Pi-beseth—that is, Bubastis, in Lower Egypt, near the Pelusiac branch of the Nile: notorious for the worship of the goddess of the same name (Coptic, Pasht), the granite stones of whose temple still attest its former magnificence.

these cities—rather, as the Septuagint, "the women," namely, of Aven and Pi-beseth, in antithesis to "the young men." So in Eze 30:18, "daughters shall go into captivity" [Maurer].

18. Tehaphnehes—called from the queen of Egypt mentioned in 1Ki 11:19. The same as Daphne, near Pelusium, a royal residence of the Pharaohs (Jer 43:7, 9). Called Hanes (Isa 30:4).

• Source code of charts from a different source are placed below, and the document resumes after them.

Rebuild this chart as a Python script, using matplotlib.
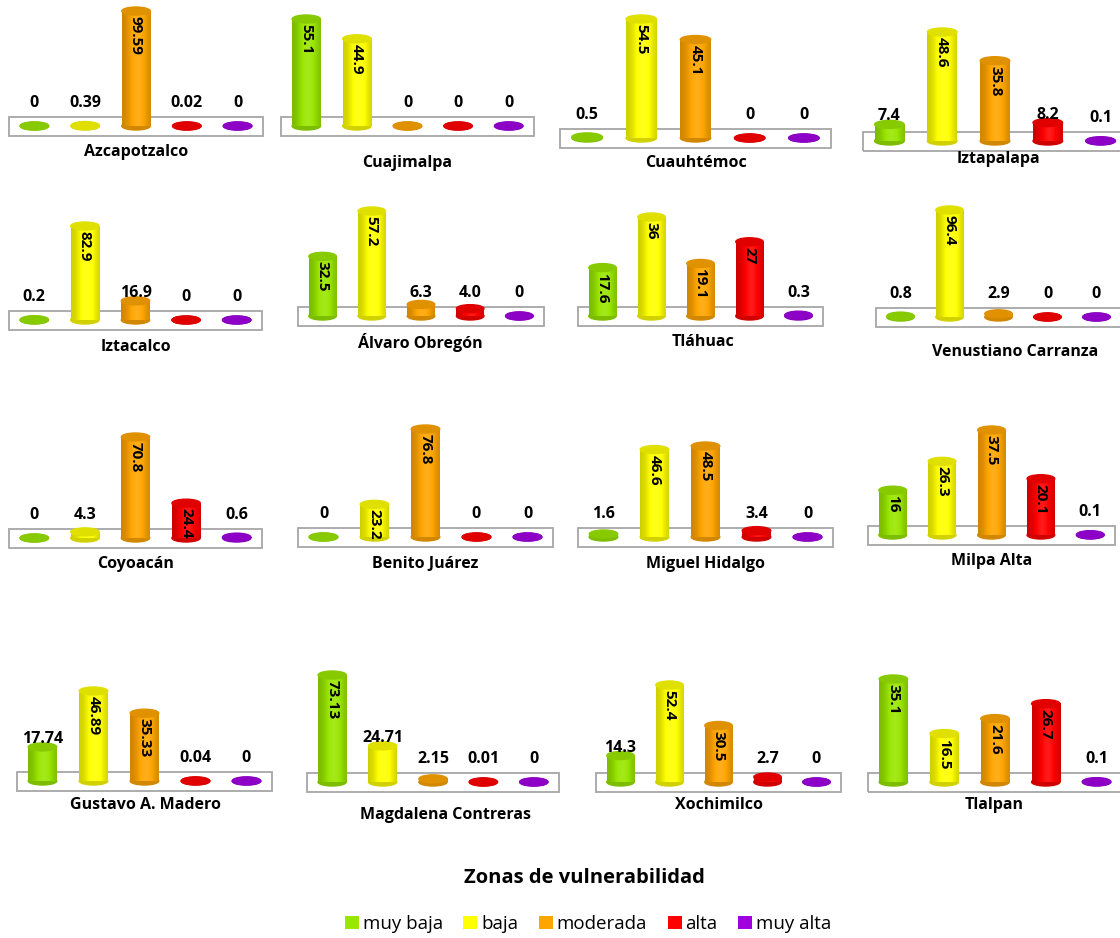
import matplotlib
matplotlib.use("Agg")
import numpy as np
import matplotlib.pyplot as plt
from matplotlib.colors import to_rgb
from matplotlib.patches import Ellipse, Rectangle, Patch

plt.rcParams["font.family"] = ["Open Sans", "DejaVu Sans"]

ZONES = ["muy baja", "baja", "moderada", "alta", "muy alta"]
ZONE_COLORS = ["#99e600", "#ffff00", "#ffa500", "#ff0000", "#a000e0"]

DISTRICTS = [
    "Azcapotzalco", "Cuajimalpa", "Cuauhtémoc", "Iztapalapa",
    "Iztacalco", "Álvaro Obregón", "Tláhuac", "Venustiano Carranza",
    "Coyoacán", "Benito Juárez", "Miguel Hidalgo", "Milpa Alta",
    "Gustavo A. Madero", "Magdalena Contreras", "Xochimilco", "Tlalpan",
]

# percentage per zone, written as the chart shows them
VALUE_LABELS = [
    ["0", "0.39", "99.59", "0.02", "0"],
    ["55.1", "44.9", "0", "0", "0"],
    ["0.5", "54.5", "45.1", "0", "0"],
    ["7.4", "48.6", "35.8", "8.2", "0.1"],
    ["0.2", "82.9", "16.9", "0", "0"],
    ["32.5", "57.2", "6.3", "4.0", "0"],
    ["17.6", "36", "19.1", "27", "0.3"],
    ["0.8", "96.4", "2.9", "0", "0"],
    ["0", "4.3", "70.8", "24.4", "0.6"],
    ["0", "23.2", "76.8", "0", "0"],
    ["1.6", "46.6", "48.5", "3.4", "0"],
    ["16", "26.3", "37.5", "20.1", "0.1"],
    ["17.74", "46.89", "35.33", "0.04", "0"],
    ["73.13", "24.71", "2.15", "0.01", "0"],
    ["14.3", "52.4", "30.5", "2.7", "0"],
    ["35.1", "16.5", "21.6", "26.7", "0.1"],
]

# panel layout on the 1120x938 canvas (pixels): floor box left/right,
# baseline y and y of the tallest cylinder, title position
W_PX, H_PX = 1120, 938
BOX_X = [(9, 263), (281, 534), (560, 831), (863, 1127),
         (9, 262), (298, 544), (578, 823), (876, 1121),
         (9, 262), (298, 553), (578, 833), (868, 1115),
         (17, 272), (307, 559), (596, 841), (868, 1122)]
BASE_TOP = [(126, 11), (126, 19), (138, 19), (141, 32),
            (320, 226), (316, 211), (316, 217), (317, 210),
            (538, 437), (537, 429), (537, 446), (535, 430),
            (781, 691), (782, 675), (782, 685), (782, 679)]
TITLE_XY = [(136, 152), (407, 163), (696, 163), (998, 159),
            (136, 347), (420, 342), (703, 342), (1015, 352),
            (136, 564), (425, 564), (705, 564), (992, 561),
            (146, 805), (445, 815), (719, 805), (994, 805)]

BAR_W = 0.56
ELL_PX = 8


def shade(rgb, f):
    if f <= 1:
        return rgb * f
    return rgb + (1 - rgb) * (f - 1)


def draw_cylinder(ax, x, v, color, ppu):
    rgb = np.array(to_rgb(color))
    eh = ELL_PX / ppu
    ax.add_patch(Ellipse((x, 0), BAR_W, eh, color=shade(rgb, 0.82),
                         zorder=2, clip_on=False))
    if v * ppu > 0.5:
        t = np.linspace(0, 1, 40)
        prof = 0.80 + 0.30 * np.exp(-((t - 0.55) / 0.32) ** 2)
        grad = np.array([shade(rgb, f) for f in prof])
        ax.imshow(grad[None, :, :], extent=(x - BAR_W / 2, x + BAR_W / 2, 0, v),
                  aspect="auto", interpolation="bilinear", zorder=3, clip_on=False)
    ax.add_patch(Ellipse((x, v), BAR_W, eh, color=shade(rgb, 0.88),
                         zorder=4, clip_on=False))


fig = plt.figure(figsize=(W_PX / 100, H_PX / 100), dpi=100)

for i, name in enumerate(DISTRICTS):
    labels = VALUE_LABELS[i]
    vals = [float(s) for s in labels]
    x0, x1 = BOX_X[i]
    base, top = BASE_TOP[i]
    ymax = max(vals)
    ppu = (base - top) / ymax
    ax = fig.add_axes([x0 / W_PX, 1 - base / H_PX, (x1 - x0) / W_PX, (base - top) / H_PX])
    ax.axis("off")

    ax.add_patch(Rectangle((-0.5, -10 / ppu), 5, 19 / ppu, fill=False,
                           edgecolor="#a6a6a6", lw=1.3, zorder=1, clip_on=False))

    for j, (v, txt) in enumerate(zip(vals, labels)):
        draw_cylinder(ax, j, v, ZONE_COLORS[j], ppu)
        h_px = v * ppu
        if h_px >= len(txt) * 7 + 4:
            ax.annotate(txt, (j, v), xytext=(0, -5), textcoords="offset pixels",
                        rotation=-90, ha="center", va="top", fontsize=11,
                        fontweight="bold", zorder=5, annotation_clip=False)
        else:
            ax.annotate(txt, (j, 0), xytext=(0, max(23, h_px + 8)),
                        textcoords="offset pixels", ha="center", va="center",
                        fontsize=11.5, fontweight="bold", zorder=5,
                        annotation_clip=False)

    ax.set_xlim(-0.5, 4.5)
    ax.set_ylim(0, ymax)

    tx, ty = TITLE_XY[i]
    fig.text(tx / W_PX, 1 - ty / H_PX, name, ha="center", va="center",
             fontsize=11.5, fontweight="bold")

fig.text(584 / W_PX, 1 - 878 / H_PX, "Zonas de vulnerabilidad", ha="center",
         va="center", fontsize=14.5, fontweight="bold")

handles = [Patch(facecolor=c, edgecolor="none") for c in ZONE_COLORS]
fig.legend(handles, ZONES, loc="center", bbox_to_anchor=(588 / W_PX, 1 - 924 / H_PX),
           ncol=5, frameon=False, fontsize=13.5, handlelength=0.75, handleheight=0.75,
           handletextpad=0.2, columnspacing=1.1)

fig.savefig("out.png", dpi=100)
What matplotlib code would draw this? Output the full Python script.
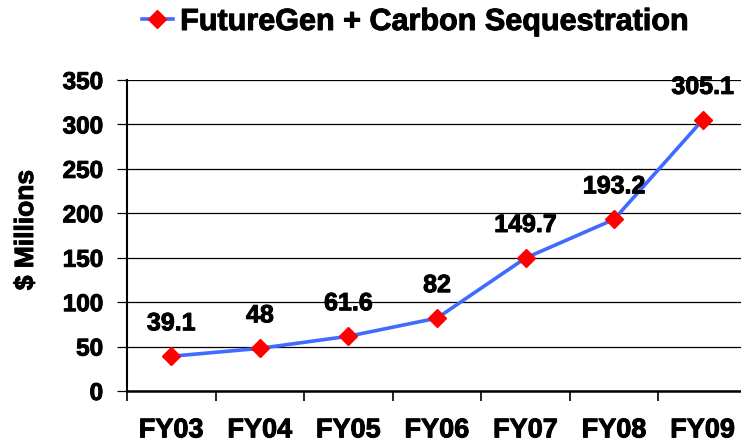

break … the yokes of Egypt—that is, the tyrannical supremacy which she exercised over other nations. Compare "bands of their yoke" (Eze 34:7).

a cloud—namely, of calamity.

20. Here begins the earlier vision, not long after that in the twenty-ninth chapter, about three months before the taking of Jerusalem, as to Pharaoh and his kingdom.

21. broken … arm of Pharaoh—(Ps 37:17; Jer 48:25). Referring to the defeat which Pharaoh-hophra sustained from the Chaldeans, when trying to raise the siege of Jerusalem (Jer 37:5, 7); and previous to the deprivation of Pharaoh-necho of all his conquests from the river of Egypt to the Euphrates (2Ki 24:7; Jer 46:2); also to the Egyptian disaster in Cyrene.

22. arms—Not only the "one arm" broken already (Eze 30:21) was not to be healed, but the other two should be broken. Not a corporal wound, but a breaking of the power of Pharaoh is intended.

cause … sword to fall out of … hand—deprive him of the resources of making war.